T.R. Baalu, India's minister of environment and forests signed the HCA for the host government. Joke Waller-Hunter, executive secretary of the UNFCCC, signed on behalf of the secretariat.

Waller-Hunter

Joke Waller-Hunter of the Netherlands is executive secretary of the UNFCCC. (Photo courtesy IISD-ENB)
"India has a leadership role to play in the climate change arena," said Waller-Hunter, "and we are extremely pleased to have been invited this year to the vibrant city of New Delhi for our annual meeting. In return, I hope the people of India will benefit from news about our meeting and that they will gain a greater understanding of climate change and its importance for their future."
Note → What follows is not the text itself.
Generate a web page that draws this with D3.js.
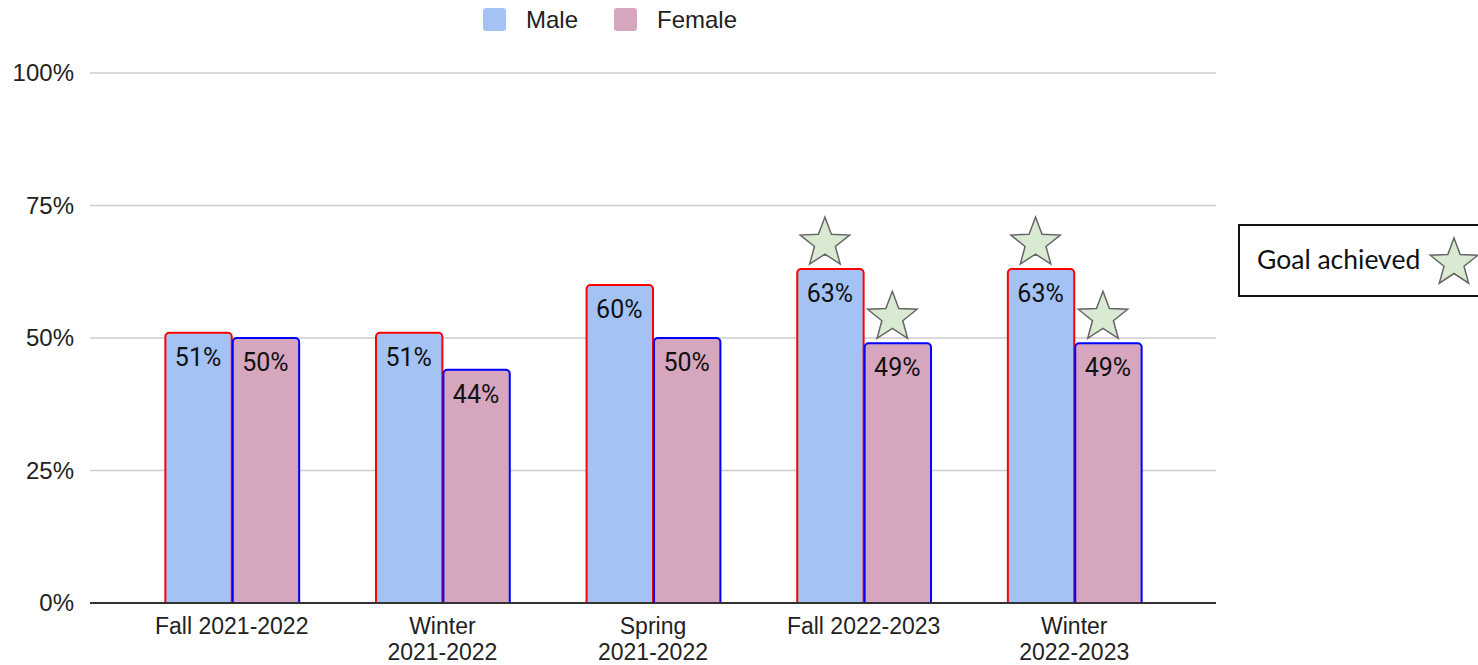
<!DOCTYPE html>
<html>
<head>
<meta charset="utf-8">
<script src="https://cdn.jsdelivr.net/npm/d3@7"></script>
<style>
  body { margin: 0; background: #fff; }
  svg { display: block; }
</style>
</head>
<body>
<svg width="1478" height="665"></svg>
<script>
"use strict";

const categories = [["Fall 2021-2022"], ["Winter", "2021-2022"], ["Spring", "2021-2022"], ["Fall 2022-2023"], ["Winter", "2022-2023"]];
const seriesNames = ["Male", "Female"];
const maleValues = [51, 51, 60, 63, 63];
const femaleValues = [50, 44, 50, 49, 49];
const maleGoal = [false, false, false, true, true];
const femaleGoal = [false, false, false, true, true];
const yTicks = [0, 25, 50, 75, 100];

const fills = { Male: "#a4c2f4", Female: "#d5a6bd" };
const strokes = { Male: "#ff0000", Female: "#0000ff" };

const plotLeft = 90, plotRight = 1216, plotTop = 73, plotBottom = 603;
const axisFont = "Liberation Sans, Arial, sans-serif";

function starPath(cx, cy, R, r) {
    let pts = [];
    for (let i = 0; i < 10; i++) {
        const rad = i % 2 === 0 ? R : r;
        const a = -Math.PI / 2 + i * Math.PI / 5;
        pts.push([cx + rad * Math.cos(a), cy + rad * Math.sin(a)]);
    }
    return "M" + pts.map(p => p.join(",")).join("L") + "Z";
}

function init() {
    const svg = d3.select("svg");

    const keys = categories.map(c => c.join(" "));
    const xScale = d3.scaleBand()
        .domain(keys)
        .range([plotLeft, plotRight])
        .paddingInner(0.36)
        .paddingOuter(0.353);
    const sub = d3.scaleBand()
        .domain(seriesNames)
        .range([0, xScale.bandwidth()]);
    const yScale = d3.scaleLinear()
        .domain([0, 100])
        .range([plotBottom, plotTop]);

    // gridlines
    svg.append("g").selectAll("line")
        .data(yTicks.filter(t => t > 0))
        .join("line")
        .attr("x1", plotLeft).attr("x2", plotRight)
        .attr("y1", d => yScale(d)).attr("y2", d => yScale(d))
        .attr("stroke", "#cccccc").attr("stroke-width", 1.5);

    // y axis labels
    const yAxis = d3.axisLeft(yScale).tickValues(yTicks).tickFormat(d => d + "%").tickSize(0).tickPadding(16);
    const ya = svg.append("g").attr("transform", `translate(${plotLeft},0)`).call(yAxis);
    ya.select(".domain").remove();
    ya.selectAll("text")
        .attr("font-family", axisFont)
        .attr("font-size", 24).attr("fill", "#222");

    const rows = [];
    keys.forEach((k, i) => {
        rows.push({ cat: k, s: "Male", v: maleValues[i], goal: maleGoal[i] });
        rows.push({ cat: k, s: "Female", v: femaleValues[i], goal: femaleGoal[i] });
    });

    const bw = sub.bandwidth();
    svg.append("g").selectAll("rect")
        .data(rows)
        .join("rect")
        .attr("x", d => xScale(d.cat) + sub(d.s) + 1)
        .attr("y", d => yScale(d.v))
        .attr("width", bw - 1)
        .attr("height", d => plotBottom - yScale(d.v) + 3)
        .attr("rx", 4)
        .attr("fill", d => fills[d.s])
        .attr("stroke", d => strokes[d.s])
        .attr("stroke-width", 2);

    // cover rounded bottoms below baseline
    svg.append("rect").attr("x", plotLeft).attr("y", plotBottom + 1).attr("width", plotRight - plotLeft).attr("height", 6).attr("fill", "#fff");

    // baseline
    svg.append("line")
        .attr("x1", plotLeft).attr("x2", plotRight)
        .attr("y1", plotBottom).attr("y2", plotBottom)
        .attr("stroke", "#333").attr("stroke-width", 2);

    // value labels
    svg.append("g").selectAll("text")
        .data(rows)
        .join("text")
        .attr("x", d => xScale(d.cat) + sub(d.s) + bw / 2)
        .attr("y", d => yScale(d.v) + 33)
        .attr("text-anchor", "middle")
        .attr("font-family", "Roboto, sans-serif")
        .attr("font-size", 25)
        .attr("fill", "#111")
        .text(d => d.v + "%");

    // goal stars
    svg.append("g").selectAll("path")
        .data(rows.filter(d => d.goal))
        .join("path")
        .attr("d", d => starPath(xScale(d.cat) + sub(d.s) + bw / 2 - 5, yScale(d.v) - 26, 26, 11))
        .attr("fill", "#d9ead3")
        .attr("stroke", "#666")
        .attr("stroke-width", 1.5);

    // x labels
    const xl = svg.append("g").selectAll("text")
        .data(categories.map((c, i) => ({ lines: c, key: keys[i] })))
        .join("text")
        .attr("x", d => xScale(d.key) + xScale.bandwidth() / 2)
        .attr("y", 634)
        .attr("text-anchor", "middle")
        .attr("font-family", axisFont)
        .attr("font-size", 23)
        .attr("fill", "#222");
    xl.selectAll("tspan")
        .data(d => d.lines.map(l => ({ l, x: xScale(d.key) + xScale.bandwidth() / 2 })))
        .join("tspan")
        .attr("x", d => d.x)
        .attr("dy", (d, i) => i === 0 ? 0 : 26)
        .text(d => d.l);

    // legend
    const legend = svg.append("g");
    const legendX = [483, 614];
    seriesNames.forEach((s, i) => {
        legend.append("rect")
            .attr("x", legendX[i]).attr("y", 8)
            .attr("width", 23).attr("height", 23).attr("rx", 3)
            .attr("fill", fills[s]);
        legend.append("text")
            .attr("x", legendX[i] + 43).attr("y", 28)
            .attr("font-family", axisFont)
            .attr("font-size", 24).attr("fill", "#222")
            .text(s);
    });

    // goal achieved box
    const gb = svg.append("g");
    gb.append("rect")
        .attr("x", 1239).attr("y", 225).attr("width", 245).attr("height", 71)
        .attr("fill", "#fff").attr("stroke", "#111").attr("stroke-width", 2);
    gb.append("text")
        .attr("x", 1257).attr("y", 269)
        .attr("font-family", "Lato, sans-serif")
        .attr("font-size", 26.5).attr("fill", "#111")
        .text("Goal achieved");
    gb.append("path")
        .attr("d", starPath(1454, 263, 25, 10.5))
        .attr("fill", "#d9ead3").attr("stroke", "#666").attr("stroke-width", 1.5);
}

init();
</script>
</body>
</html>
The conference, known officially as the 8th Session of the Conference of the Parties to the Climate Change Convention, is expected to attract some 5,000 participants, including over 100 ministers, from the Convention's 186 Parties.

A high-level segment will take place from October 30 to November 1. It will be opened by the Prime Minister of India, Atal Bihari Vajpayee, and attended by ministers and senior officials.
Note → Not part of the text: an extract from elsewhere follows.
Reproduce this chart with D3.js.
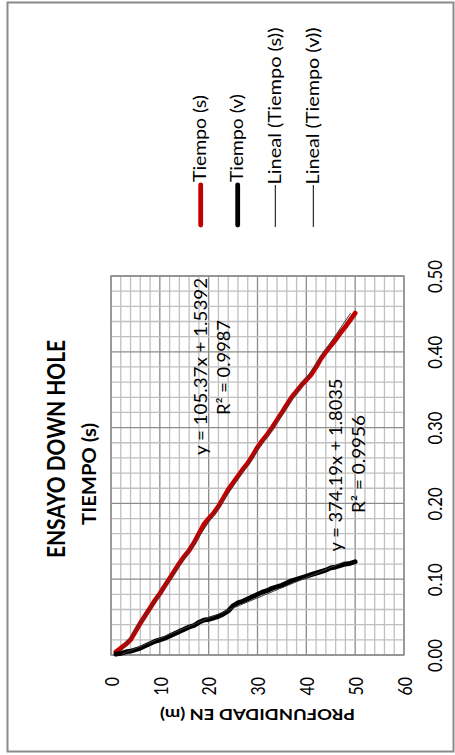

The international community will use the meeting to prepare for the entry into force of the Kyoto Protocol.

The protocol, an international agreement under the UNFCCC, limits the emission of six greenhouse gases by 37 industrialized nations.

As signed in Kyoto in 1997, the protocol covered 39 nations, but the United States, which produces some 25 percent of the world's greenhouse gases, and Australia, which would have been allowed to increase its emissions by eight percent, have decided not to ratify the agreement.
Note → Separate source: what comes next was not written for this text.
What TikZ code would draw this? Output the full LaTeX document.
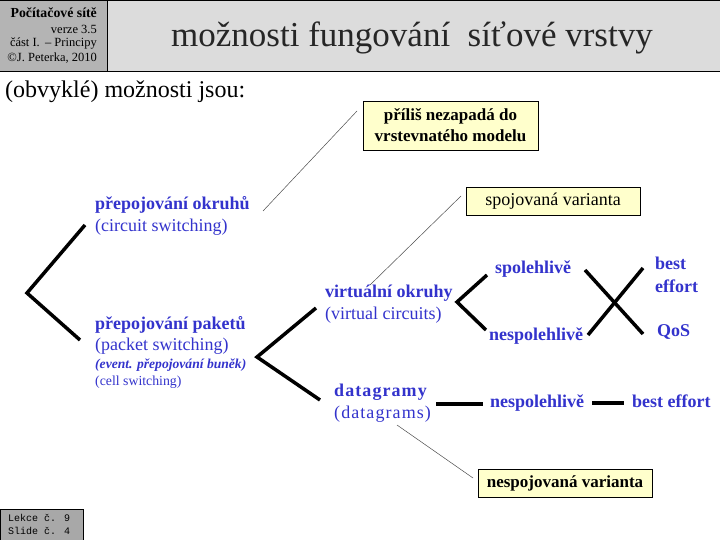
\documentclass[tikz,border=0pt]{standalone}
\usepackage{fontspec}
\setmainfont{Liberation Serif}
\newfontfamily\monof{Liberation Mono}
\definecolor{hdrL}{HTML}{B4B4B4}
\definecolor{hdrR}{HTML}{DCDCDC}
\definecolor{blu}{HTML}{3333CC}
\definecolor{yel}{HTML}{FFFFCC}
\definecolor{lekce}{HTML}{A8A8A8}
\tikzset{
  br/.style={line width=3.5pt},
  thin/.style={line width=0.5pt, draw=black!70},
  note/.style={draw=black, fill=yel, line width=0.8pt, font=\fontsize{17}{21}\selectfont\bfseries, align=center, inner sep=0pt},
  lbl/.style={text=blu, anchor=west, inner sep=0pt, font=\fontsize{18}{20}\selectfont\bfseries},
  sub/.style={text=blu, anchor=west, inner sep=0pt, font=\fontsize{18}{20}\selectfont},
  hdr/.style={anchor=east, inner sep=0pt, font=\fontsize{12.5}{14}\selectfont},
}
\begin{document}
\begin{tikzpicture}[x=1pt,y=-1pt]
\useasboundingbox (0,0) rectangle (720,540);
% header
\fill[hdrL] (0,0) rectangle (107,72);
\fill[hdrR] (107,0) rectangle (720,72);
\draw[line width=1pt] (0,0.5) -- (720,0.5);
\draw[line width=1pt] (0,72) -- (720,72);
\draw[line width=0.8pt] (107,0) -- (107,72);
\node[hdr, font=\fontsize{13.8}{15}\selectfont\bfseries] (h1) at (97,13) {Počítačové sítě};
\node[hdr] (h2) at (97,29) {verze 3.5};
\node[hdr] (h3) at (97,44) {část I.\, – Principy};
\node[hdr] (h4) at (97,58) {©J. Peterka, 2010};
\node[inner sep=0pt, font=\fontsize{35}{38}\selectfont, text=black!85] (title) at (412,38) {možnosti fungování\ \ síťové vrstvy};
\node[anchor=west, inner sep=0pt, font=\fontsize{24}{26}\selectfont] (intro) at (5,92) {(obvyklé) možnosti jsou:};
% notes
\node[note, minimum width=175pt, minimum height=49pt] (n1) at (450.5,125.5) {příliš nezapadá do\\vrstevnatého modelu};
\node[note, minimum width=174pt, minimum height=28pt, font=\fontsize{18}{20}\selectfont] (n2) at (553,201) {spojovaná varianta};
\node[note, minimum width=174pt, minimum height=28pt] (n3) at (565,483) {nespojovaná varianta};
% labels
\node[lbl] (ok) at (95,205) {přepojování okruhů};
\node[sub] (oke) at (95,227) {(circuit switching)};
\node[lbl] (pp) at (95,325) {přepojování paketů};
\node[sub] (ppe) at (95,346) {(packet switching)};
\node[text=blu, anchor=west, inner sep=0pt, font=\fontsize{13.6}{15}\selectfont\bfseries\itshape] (ev) at (95,365) {(event. přepojování buněk)};
\node[text=blu, anchor=west, inner sep=0pt, font=\fontsize{13.8}{15}\selectfont] (cs) at (95,382) {(cell switching)};
\node[lbl] (vo) at (325,293) {virtuální okruhy};
\node[sub] (voe) at (325,315) {(virtual circuits)};
\node[lbl] (sp) at (495,269) {spolehlivě};
\node[lbl] (nsp) at (489,336) {nespolehlivě};
\node[lbl] (be1) at (655,263) {best};
\node[lbl] (be2) at (655,286) {effort};
\node[lbl] (qos) at (657,332) {QoS};
\node[lbl, font=\fontsize{18}{20}\selectfont\bfseries\addfontfeature{LetterSpace=6}] (dg) at (334,392) {datagramy};
\node[sub, font=\fontsize{18}{20}\selectfont\addfontfeature{LetterSpace=6}] (dge) at (334,414) {(datagrams)};
\node[lbl] (nsp2) at (490,403) {nespolehlivě};
\node[lbl] (be3) at (632,401) {best effort};
% brackets
\coordinate (b1a) at (85,225); \coordinate (b1v) at (27,293); \coordinate (b1b) at (80,340);
\draw[br, line join=miter] (b1a) -- (b1v) -- (b1b);
\coordinate (b2a) at (316,308); \coordinate (b2v) at (257,357); \coordinate (b2b) at (320,400);
\draw[br] (b2a) -- (b2v) -- (b2b);
\coordinate (b3a) at (487,275); \coordinate (b3v) at (457,302); \coordinate (b3b) at (486,330);
\draw[br] (b3a) -- (b3v) -- (b3b);
\coordinate (x1) at (585,270); \coordinate (x2) at (643,334);
\coordinate (x3) at (643,268); \coordinate (x4) at (588,335);
\draw[br] (x1) -- (x2); \draw[br] (x3) -- (x4);
\coordinate (d1) at (436,404); \coordinate (d2) at (483,404);
\draw[br] (d1) -- (d2);
\coordinate (d3) at (592,403); \coordinate (d4) at (624,403);
\draw[br] (d3) -- (d4);
% thin connectors
\coordinate (t1) at (263,211);
\draw[thin] (t1) -- (357,111);
\coordinate (t2) at (370,285);
\draw[thin] (t2) -- (461,196);
\coordinate (t3) at (397,425);
\draw[thin] (t3) -- (473,478);
% lekce
\node[draw=black, fill=lekce, line width=0.8pt, minimum width=83pt, minimum height=31pt, anchor=north west, inner sep=0pt] (lk) at (0,509) {};
\node[anchor=west, align=left, inner sep=0pt, font=\monof\fontsize{10}{13}\selectfont] (lkt) at (8,524.5) {Lekce č. 9\\Slide č. 4};
\end{tikzpicture}
\end{document}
The protocol will not enter into force until it is ratified by 55 percent of the nations responsible for at least 55 percent of the total greenhouse gas emissions for 1990.

On September 12, Peru became the latest country to deposit its instrument of ratification to the Kyoto Protocol. The total number of ratifications, accessions, and acceptances now stands at 94, representing 37.1 percent of emissions.

The European Union and Japan ratified the protocol earlier this year.

Canada has not yet decided whether or not it will ratify. Canadian Environment Minister David Anderson pledged at the World Summit on Sustainable Development that his government would submit the protocol to Parliament before the end of this year.

Other industrialized nations covered by the protocol that still must decide on ratification include: Croatia, Estonia, Lichtenstein, Monaco, New Zealand, Poland, Russia, Slovenia, Switzerland, and Ukraine.

Baalu

Indian Minister of Environment and Forests T.R. Baalu
(Photo courtesy Government of India)
India is not on the list of 37 nations that must limit their emissions. India has neither signed nor ratified, but on August 26, acceded to the protocol thereby accepting the opportunity to become a party to the treaty already negotiated and signed by other states. It has the same legal effect as ratification.

The other two major developing nations that emit large amounts of heat-trapping greenhouse gases - Brazil and China - have both signed and ratified the protocol.

The protocol contains legally binding targets by which developed countries must reduce their combined emissions of six key greenhouse gases by at least five percent by the period 2008-2012, calculated as an average over those five years.

Cuts in the three most important gases — carbon dioxide, methane and nitrous oxide — will be measured primarily against a base year of 1990.

Cuts in three long lived industrial gases — hydroflourocarbons, perflourocarbons and sulphur hexafluoride — can be measured against either a 1990 or 1995 baseline.

By reducing greenhouse gas emissions to percent below 1990 levels, the protocol will result in 2010 emissions levels that are approximately 20 percent below what they would have been in the absence of the protocol.

Greenhouse gas emission limits for developing countries will be addressed at future negotiations of the Parties to the UNFCCC.

Delegates to the conference in New Delhi will focus on key concerns of developing countries, such as how to gain better access to low emitting technologies and how to cope with the expected impacts of climate change.

The relationship between efforts to protect the statospheric ozone layer and efforts to safeguard the global climate system will be a topic of discussion.